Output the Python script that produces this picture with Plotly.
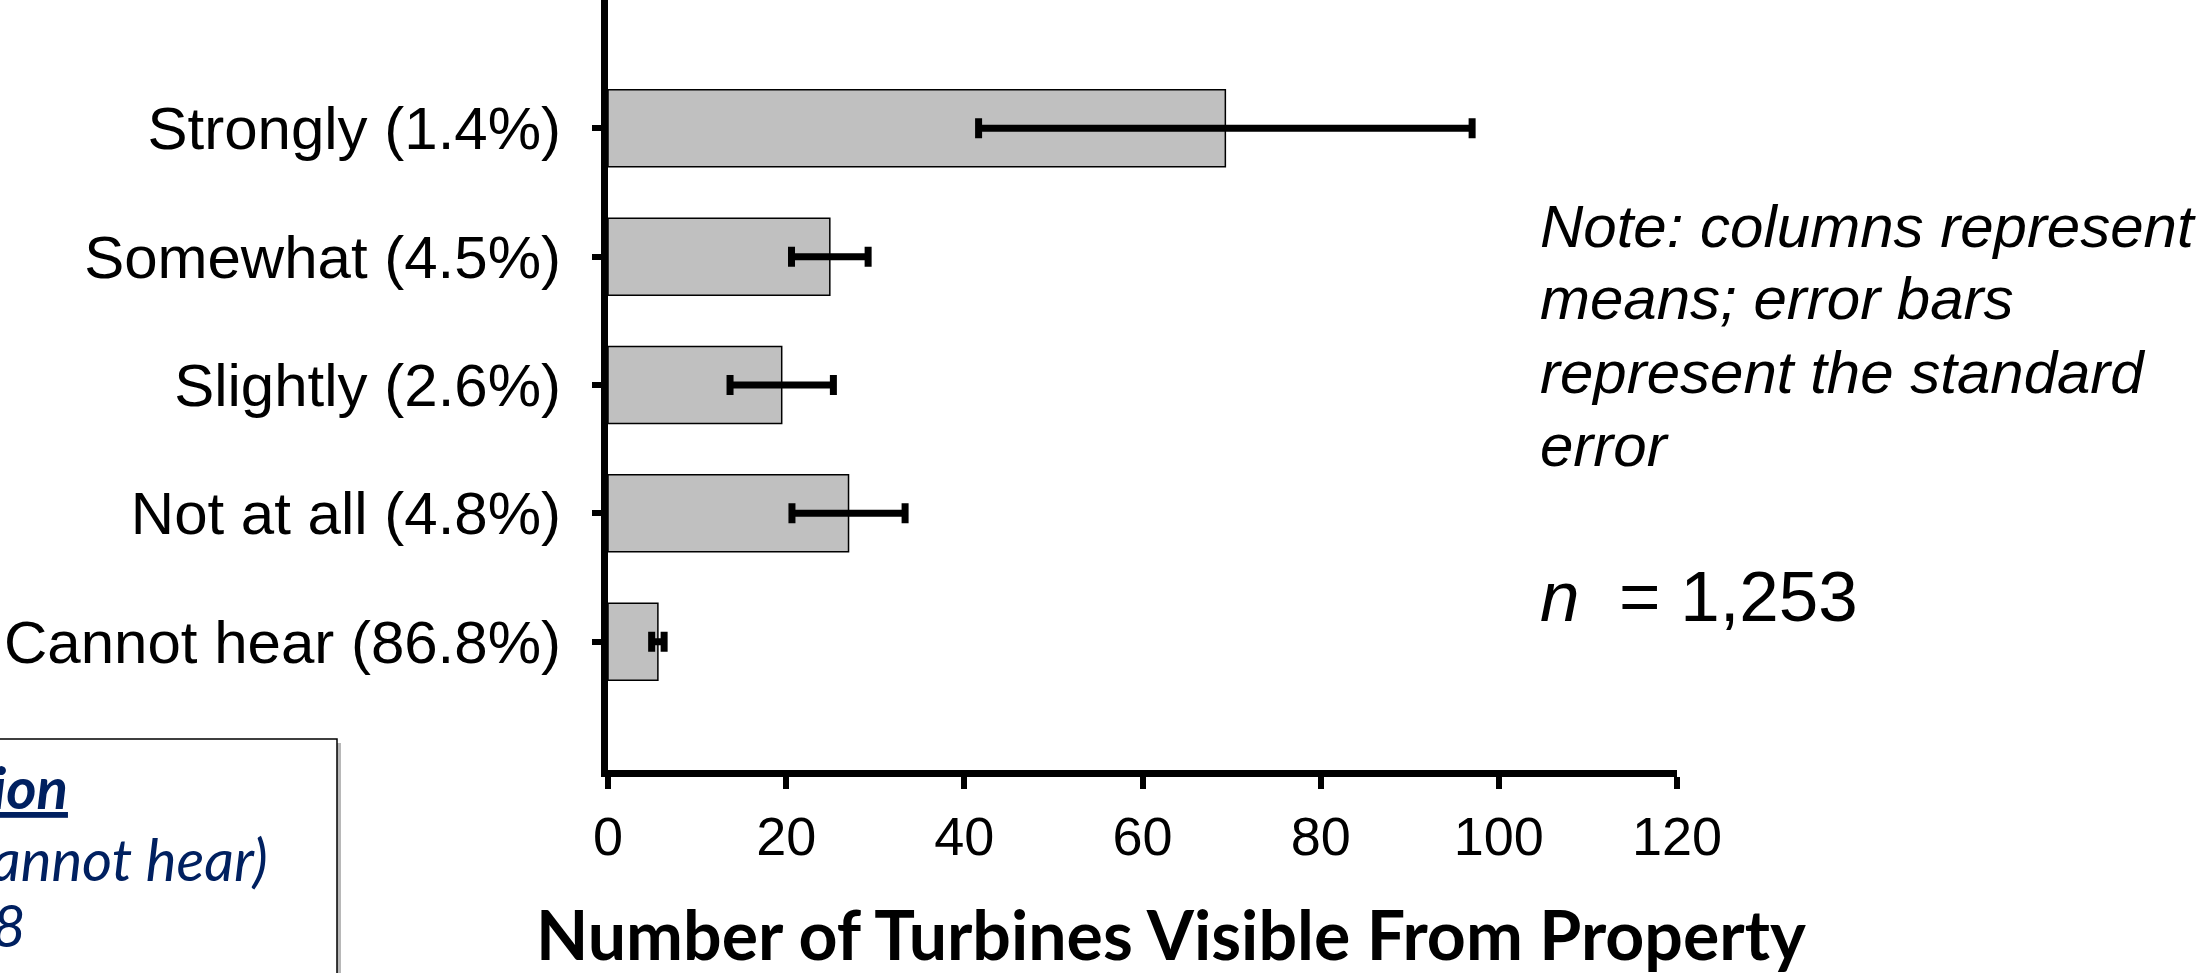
import plotly.graph_objects as go

# ---- data (bottom to top) ----
categories = ["Cannot hear (86.8%)", "Not at all (4.8%)", "Slightly (2.6%)",
              "Somewhat (4.5%)", "Strongly (1.4%)"]
means = [5.6, 27.0, 19.5, 24.9, 69.3]
std_errors = [0.7, 6.35, 5.8, 4.3, 27.7]
x_ticks = [0, 20, 40, 60, 80, 100, 120]
note_lines = ["Note: columns represent", "means; error bars",
              "represent the standard", "error"]
n_text = "n"
n_value = "1,253"
x_title = "Number of Turbines Visible From Property"
box_lines = ["ion", "annot hear)", "8"]

# ---- geometry (pixels) ----
W, H = 2206, 973
L, R, T, B = 608, 1677, 0, 770


def px(x):
    return (x - L) / (R - L)


def py(y):
    return (B - y) / (B - T)


fig = go.Figure()
fig.add_trace(go.Bar(
    y=categories, x=means, orientation="h", width=0.6,
    marker=dict(color="#C0C0C0", line=dict(color="#000000", width=1.5)),
    error_x=dict(type="data", array=std_errors, visible=True,
                 color="#000000", thickness=7, width=10),
    showlegend=False,
))

SANS = "Liberation Sans, Arial, sans-serif"

fig.update_layout(
    width=W, height=H,
    margin=dict(l=L, r=W - R, t=T, b=H - B, pad=0),
    paper_bgcolor="white", plot_bgcolor="white",
    xaxis=dict(
        range=[0, 120], tickvals=x_ticks, ticktext=[str(v) for v in x_ticks],
        showgrid=False, zeroline=False,
        showline=True, linecolor="black", linewidth=7,
        ticks="outside", ticklen=12, tickwidth=6, tickcolor="black",
        tickfont=dict(family=SANS, size=54, color="black"),
        ticklabelstandoff=1,
    ),
    yaxis=dict(
        type="category", range=[-1, 5],
        showgrid=False, zeroline=False,
        showline=True, linecolor="black", linewidth=7,
        ticks="outside", ticklen=9, tickwidth=6, tickcolor="black",
        tickfont=dict(family=SANS, size=60, color="black"),
        ticklabelstandoff=19,
    ),
)

# note text lines
note_centers = [226, 299, 372, 445]
for line, yc in zip(note_lines, note_centers):
    fig.add_annotation(
        text="<i>" + line + "</i>", xref="paper", yref="paper",
        x=px(1538), y=py(yc), xanchor="left", yanchor="middle",
        showarrow=False, font=dict(family=SANS, size=60, color="black"),
    )

# n = 1,253
fig.add_annotation(
    text="<i>" + n_text + "</i>\u00a0\u00a0= " + n_value,
    xref="paper", yref="paper", x=px(1538), y=py(596),
    xanchor="left", yanchor="middle", showarrow=False,
    font=dict(family=SANS, size=71, color="black"),
)

# x axis title
fig.add_annotation(
    text="<b>" + x_title + "</b>", xref="paper", yref="paper",
    x=px(1171), y=py(933), xanchor="center", yanchor="middle",
    showarrow=False, font=dict(family="Lato, Open Sans, sans-serif", size=68, color="black"),
)

# bottom-left box (partly off canvas) with shadow
fig.add_shape(type="rect", xref="paper", yref="paper",
              x0=px(-20), x1=px(341), y0=py(743), y1=py(1000),
              fillcolor="#9a9a9a", line=dict(width=0), opacity=0.7)
fig.add_shape(type="rect", xref="paper", yref="paper",
              x0=px(-20), x1=px(337), y0=py(739), y1=py(1000),
              fillcolor="white", line=dict(color="black", width=1.5))

NAVY = "#002060"
box_specs = [
    ("<b><i><u>" + box_lines[0] + "</u></i></b>", 70, 786),
    ("<i>" + box_lines[1] + "</i>", 270, 858),
    ("<i>" + box_lines[2] + "</i>", 28, 924),
]
for txt, xr, yc in box_specs:
    fig.add_annotation(
        text=txt, xref="paper", yref="paper", x=px(xr), y=py(yc),
        xanchor="right", yanchor="middle", showarrow=False,
        font=dict(family="Lato, Open Sans, sans-serif", size=58, color=NAVY),
    )

fig.write_html("out.html", config={"displayModeBar": False},
               post_script="document.body.style.margin='0';")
━━━━━━━━━━━━━━━━
SET PROBLEM
Make an exact copy of all the material, but keep the pictures out of it.

REPLY TO THE TASK
Output the Python script that produces this picture with Plotly.
import plotly.graph_objects as go

# ---- data (bottom to top) ----
categories = ["Cannot hear (86.8%)", "Not at all (4.8%)", "Slightly (2.6%)",
              "Somewhat (4.5%)", "Strongly (1.4%)"]
means = [5.6, 27.0, 19.5, 24.9, 69.3]
std_errors = [0.7, 6.35, 5.8, 4.3, 27.7]
x_ticks = [0, 20, 40, 60, 80, 100, 120]
note_lines = ["Note: columns represent", "means; error bars",
              "represent the standard", "error"]
n_text = "n"
n_value = "1,253"
x_title = "Number of Turbines Visible From Property"
box_lines = ["ion", "annot hear)", "8"]

# ---- geometry (pixels) ----
W, H = 2206, 973
L, R, T, B = 608, 1677, 0, 770


def px(x):
    return (x - L) / (R - L)


def py(y):
    return (B - y) / (B - T)


fig = go.Figure()
fig.add_trace(go.Bar(
    y=categories, x=means, orientation="h", width=0.6,
    marker=dict(color="#C0C0C0", line=dict(color="#000000", width=1.5)),
    error_x=dict(type="data", array=std_errors, visible=True,
                 color="#000000", thickness=7, width=10),
    showlegend=False,
))

SANS = "Liberation Sans, Arial, sans-serif"

fig.update_layout(
    width=W, height=H,
    margin=dict(l=L, r=W - R, t=T, b=H - B, pad=0),
    paper_bgcolor="white", plot_bgcolor="white",
    xaxis=dict(
        range=[0, 120], tickvals=x_ticks, ticktext=[str(v) for v in x_ticks],
        showgrid=False, zeroline=False,
        showline=True, linecolor="black", linewidth=7,
        ticks="outside", ticklen=12, tickwidth=6, tickcolor="black",
        tickfont=dict(family=SANS, size=54, color="black"),
        ticklabelstandoff=1,
    ),
    yaxis=dict(
        type="category", range=[-1, 5],
        showgrid=False, zeroline=False,
        showline=True, linecolor="black", linewidth=7,
        ticks="outside", ticklen=9, tickwidth=6, tickcolor="black",
        tickfont=dict(family=SANS, size=60, color="black"),
        ticklabelstandoff=19,
    ),
)

# note text lines
note_centers = [226, 299, 372, 445]
for line, yc in zip(note_lines, note_centers):
    fig.add_annotation(
        text="<i>" + line + "</i>", xref="paper", yref="paper",
        x=px(1538), y=py(yc), xanchor="left", yanchor="middle",
        showarrow=False, font=dict(family=SANS, size=60, color="black"),
    )

# n = 1,253
fig.add_annotation(
    text="<i>" + n_text + "</i>\u00a0\u00a0= " + n_value,
    xref="paper", yref="paper", x=px(1538), y=py(596),
    xanchor="left", yanchor="middle", showarrow=False,
    font=dict(family=SANS, size=71, color="black"),
)

# x axis title
fig.add_annotation(
    text="<b>" + x_title + "</b>", xref="paper", yref="paper",
    x=px(1171), y=py(933), xanchor="center", yanchor="middle",
    showarrow=False, font=dict(family="Lato, Open Sans, sans-serif", size=68, color="black"),
)

# bottom-left box (partly off canvas) with shadow
fig.add_shape(type="rect", xref="paper", yref="paper",
              x0=px(-20), x1=px(341), y0=py(743), y1=py(1000),
              fillcolor="#9a9a9a", line=dict(width=0), opacity=0.7)
fig.add_shape(type="rect", xref="paper", yref="paper",
              x0=px(-20), x1=px(337), y0=py(739), y1=py(1000),
              fillcolor="white", line=dict(color="black", width=1.5))

NAVY = "#002060"
box_specs = [
    ("<b><i><u>" + box_lines[0] + "</u></i></b>", 70, 786),
    ("<i>" + box_lines[1] + "</i>", 270, 858),
    ("<i>" + box_lines[2] + "</i>", 28, 924),
]
for txt, xr, yc in box_specs:
    fig.add_annotation(
        text=txt, xref="paper", yref="paper", x=px(xr), y=py(yc),
        xanchor="right", yanchor="middle", showarrow=False,
        font=dict(family="Lato, Open Sans, sans-serif", size=58, color=NAVY),
    )

fig.write_html("out.html", config={"displayModeBar": False},
               post_script="document.body.style.margin='0';")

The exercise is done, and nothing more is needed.